I interact with many people, some have offices in my building but
others are located in other sites in the West Coast (of the USA) and
elsewhere in the world. Most of my interactions with other software
engineers are through email, regardless where the recipient is.

Email is the prefered medium for our engineering community. Email is
asynchronous, fast, and can be scanned quickly. We complement email
with (synchronous) meetings where people are seated around a virtual
room, some face-to-face, some teleconfering using phone, video and
VNC. Some groups also use IM and chat rooms.

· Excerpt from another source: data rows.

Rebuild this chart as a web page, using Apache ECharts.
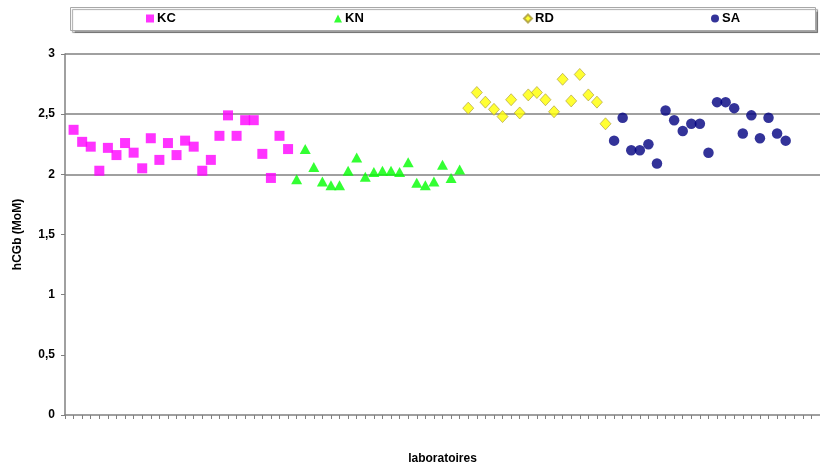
<!DOCTYPE html>
<html>
<head>
<meta charset="utf-8">
<script src="https://cdn.jsdelivr.net/npm/echarts@6/dist/echarts.min.js"></script>
<style>html,body{margin:0;padding:0;background:#fff;}#c{width:820px;height:470px;}</style>
</head>
<body>
<div id="c"></div>
<script>
// ---- data ----
const labCount = 89; // category slots on the x axis (index 0 empty)
const categories = Array.from({length: labCount}, () => '');
const yTicks = ['0', '0,5', '1', '1,5', '2', '2,5', '3'];

const kcStart = 1;
const kcValues = [2.37, 2.27, 2.23, 2.03, 2.22, 2.16, 2.26, 2.18, 2.05, 2.30, 2.12, 2.26, 2.16, 2.28, 2.23, 2.03, 2.12, 2.32, 2.49, 2.32, 2.45, 2.45, 2.17, 1.97, 2.32, 2.21];

const knStart = 27;
const knValues = [1.96, 2.21, 2.06, 1.94, 1.91, 1.91, 2.03, 2.14, 1.98, 2.02, 2.03, 2.03, 2.02, 2.10, 1.93, 1.91, 1.94, 2.08, 1.97, 2.04];

const rdStart = 47;
const rdValues = [2.55, 2.68, 2.60, 2.54, 2.48, 2.62, 2.51, 2.66, 2.68, 2.62, 2.52, 2.79, 2.61, 2.83, 2.66, 2.60, 2.42];

const saStart = 64;
const saValues = [2.28, 2.47, 2.20, 2.20, 2.25, 2.09, 2.53, 2.45, 2.36, 2.42, 2.42, 2.18, 2.60, 2.60, 2.55, 2.34, 2.49, 2.30, 2.47, 2.34, 2.28];

const seriesNames = ['KC', 'KN', 'RD', 'SA'];

function pairs(start, vals) { return vals.map((v, i) => [start + i, v]); }

const FONT = 'Liberation Sans, Arial, sans-serif';
const chart = echarts.init(document.getElementById('c'), null, {renderer: 'canvas'});

const legendLeft = [146, 334, 523, 711];
const legendIcons = ['rect', 'triangle', 'diamond', 'circle'];

const option = {
  backgroundColor: '#fff',
  animation: false,
  graphic: [{
    type: 'rect', z: -1,
    shape: {x: 70.5, y: 7.5, width: 745, height: 23},
    style: {fill: '#fff', stroke: '#a8a8a8', lineWidth: 1, shadowColor: 'rgba(0,0,0,0.35)', shadowOffsetX: 2, shadowOffsetY: 2, shadowBlur: 1}
  }],
  legend: seriesNames.map((n, i) => ({
    data: [{name: n, icon: legendIcons[i]}],
    left: legendLeft[i], top: 12, padding: 0,
    itemWidth: 8, itemHeight: 8, itemGap: 0,
    textStyle: {fontFamily: FONT, fontWeight: 'bold', fontSize: 13, color: '#000', padding: [0, 0, 0, -2]},
    selectedMode: false
  })),
  grid: {left: 65, top: 54, width: 758, height: 366, containLabel: false},
  xAxis: {
    type: 'category', data: categories, boundaryGap: false,
    name: 'laboratoires', nameLocation: 'middle', nameGap: 38,
    nameTextStyle: {fontFamily: FONT, fontWeight: 'bold', fontSize: 12, color: '#000'},
    axisLine: {lineStyle: {color: '#808080', width: 1.5}},
    axisTick: {show: true, interval: 0, length: 4, inside: false, lineStyle: {color: '#808080'}},
    axisLabel: {show: false},
    splitLine: {show: false}
  },
  yAxis: {
    type: 'value', min: 0, max: 3, interval: 0.5,
    name: 'hCGb (MoM)', nameLocation: 'middle', nameGap: 41, nameRotate: 90,
    nameTextStyle: {fontFamily: FONT, fontWeight: 'bold', fontSize: 12, color: '#000'},
    axisLine: {show: true, lineStyle: {color: '#808080', width: 1.5}},
    axisTick: {show: true, length: 4, lineStyle: {color: '#808080'}},
    axisLabel: {fontFamily: FONT, fontWeight: 'bold', fontSize: 12, color: '#000', margin: 10,
      formatter: v => yTicks[Math.round(v * 2)]},
    splitLine: {show: true, lineStyle: {color: ['transparent', 'transparent', 'transparent', 'transparent', '#808080', '#808080', '#808080'], width: 1.5}}
  },
  series: [
    {name: 'KC', type: 'scatter', data: pairs(kcStart, kcValues), symbol: 'rect', symbolSize: 10,
     itemStyle: {color: '#FF00FF'}},
    {name: 'KN', type: 'scatter', data: pairs(knStart, knValues), symbol: 'triangle', symbolSize: [11, 10],
     itemStyle: {color: '#00FF00'}},
    {name: 'RD', type: 'scatter', data: pairs(rdStart, rdValues), symbol: 'diamond', symbolSize: [11, 12],
     itemStyle: {color: '#FFFF00', borderColor: '#a89838', borderWidth: 0.8}},
    {name: 'SA', type: 'scatter', data: pairs(saStart, saValues), symbol: 'circle', symbolSize: 10.5,
     itemStyle: {color: '#000080'}}
  ]
};
chart.setOption(option);
</script>
</body>
</html>
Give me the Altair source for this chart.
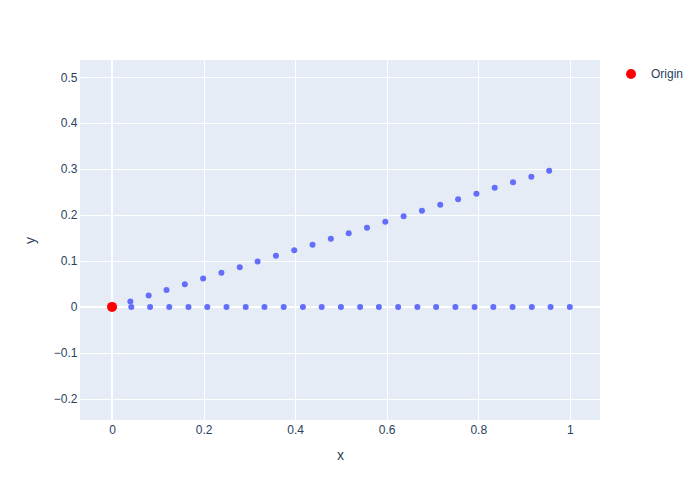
import altair as alt
import pandas as pd

# Rotated series (upper)
rot_x = [0.040, 0.080, 0.119, 0.159, 0.199, 0.239, 0.279, 0.318, 0.358, 0.398, 0.438, 0.478,
         0.517, 0.557, 0.597, 0.637, 0.677, 0.717, 0.756, 0.796, 0.836, 0.876, 0.916, 0.955]
rot_y = [0.012, 0.025, 0.037, 0.049, 0.062, 0.074, 0.086, 0.099, 0.111, 0.123, 0.135, 0.148,
         0.160, 0.172, 0.185, 0.197, 0.209, 0.222, 0.234, 0.246, 0.259, 0.271, 0.283, 0.296]
# Flat series (lower, y = 0)
flat_x = [0.042, 0.083, 0.125, 0.167, 0.208, 0.250, 0.292, 0.333, 0.375, 0.417, 0.458, 0.500,
          0.542, 0.583, 0.625, 0.667, 0.708, 0.750, 0.792, 0.833, 0.875, 0.917, 0.958, 1.000]
flat_y = [0.0] * 24
# Origin
origin_x = [0.0]
origin_y = [0.0]
origin_name = ["Origin"]

x_ticks = [0, 0.2, 0.4, 0.6, 0.8, 1]
y_ticks = [-0.2, -0.1, 0, 0.1, 0.2, 0.3, 0.4, 0.5]
x_domain = [-0.07, 1.066]
y_domain = [-0.246, 0.537]

FONT = "Liberation Sans"
TXT = "#2a3f5f"

blue = pd.DataFrame({"x": rot_x + flat_x, "y": rot_y + flat_y})
orig = pd.DataFrame({"x": origin_x, "y": origin_y, "name": origin_name})
zero = pd.DataFrame({"v": [0.0]})

xs = alt.Scale(domain=x_domain, nice=False, zero=False)
ys = alt.Scale(domain=y_domain, nice=False, zero=False)

xax = alt.Axis(values=x_ticks, format=".1~f", title="x", grid=True, gridColor="white",
               gridWidth=1, ticks=False, domain=False, labelPadding=4, titlePadding=13,
               labelFontSize=12, titleFontSize=14, labelColor=TXT, titleColor=TXT,
               titleFontWeight="normal", labelFont=FONT, titleFont=FONT)
yax = alt.Axis(values=y_ticks, format=".1~f", title="y", grid=True, gridColor="white",
               gridWidth=1, ticks=False, domain=False, labelPadding=3, titlePadding=16,
               labelFontSize=12, titleFontSize=14, labelColor=TXT, titleColor=TXT,
               titleFontWeight="normal", labelFont=FONT, titleFont=FONT)

base_pts = alt.Chart(blue).mark_circle(size=36, opacity=1, color="#636efa").encode(
    x=alt.X("x:Q", scale=xs, axis=xax),
    y=alt.Y("y:Q", scale=ys, axis=yax),
)

vzero = alt.Chart(zero).mark_rule(color="white", strokeWidth=2).encode(x=alt.X("v:Q", scale=xs))
hzero = alt.Chart(zero).mark_rule(color="white", strokeWidth=2).encode(y=alt.Y("v:Q", scale=ys))

origin_pts = alt.Chart(orig).mark_circle(size=100, opacity=1).encode(
    x=alt.X("x:Q", scale=xs),
    y=alt.Y("y:Q", scale=ys),
    color=alt.Color("name:N", scale=alt.Scale(domain=["Origin"], range=["red"]),
                    legend=alt.Legend(title=None, orient="none", legendX=545, legendY=8,
                                      symbolType="circle", symbolSize=100, symbolOpacity=1,
                                      labelFontSize=12, labelColor=TXT, labelFont=FONT,
                                      labelOffset=14, padding=0)),
)

chart = alt.layer(vzero, hzero, base_pts, origin_pts).properties(
    width=520, height=360,
    autosize=alt.AutoSizeParams(type="none"),
    padding={"left": 72, "top": 52, "right": 88, "bottom": 60},
    background="white",
).configure_view(fill="#E5ECF6", stroke=None)

chart.save("out.html", embed_options={"renderer": "svg", "actions": False})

My experience is that geographic distance is much less important than
time-zone distance. When the time-zone distance is small, email and
even teleconfs hide any geographic distance. You can engage in a
sequence of email messages and solve a problem. Or you can arrange
for a virtual meeting and do high-bandwidth exchanges. Sure, there
are some problems with virtual meetings and one needs to pay attention
to the non-local participants, but the problem is manageable.

Start increasing the time-zone distance and communication becomes more
complicated: the number of mail exchanges in a day are reduced; there
are fewer overlapping hours in the work day. Increase the time-zone
distance, or include multiple sites (say India, USA and Europe) in the
conversations and email exchanges slow to one a day, and meetings just
can't happen.

So, what works for collaboration over large time-zone distances?

Here are some ideas that we have used:

  • Design out the problem: rearrange the tasks so that where fast
    turnaround is required the time-zone distance is low.
  • Complement with additional interaction mechanisms:
    I've found web sites, Wiki and bulletin boards to be less
    susceptible to time zones as they are more static and capture snapshots
    of exchanges. These mechanisms are not a complete solution; if you have
    suggestions and/or expererience, please share it.
  • Kick-start the relationship.
    The effect of time-zone distance makes it specially hard to "figure
    out" the other party so one can translate idioms (typed or vocal) into
    their intended meaning. One trick that we have used is to ask for a
    picture and for some short biographical blurb of the other party and then
    we post this in an internal site.
    Then it may be easier to add other bits of information to that core to
    "figure out" the party. Another, more traditional mechanism in the
    business world, is to fly some people across the time zone.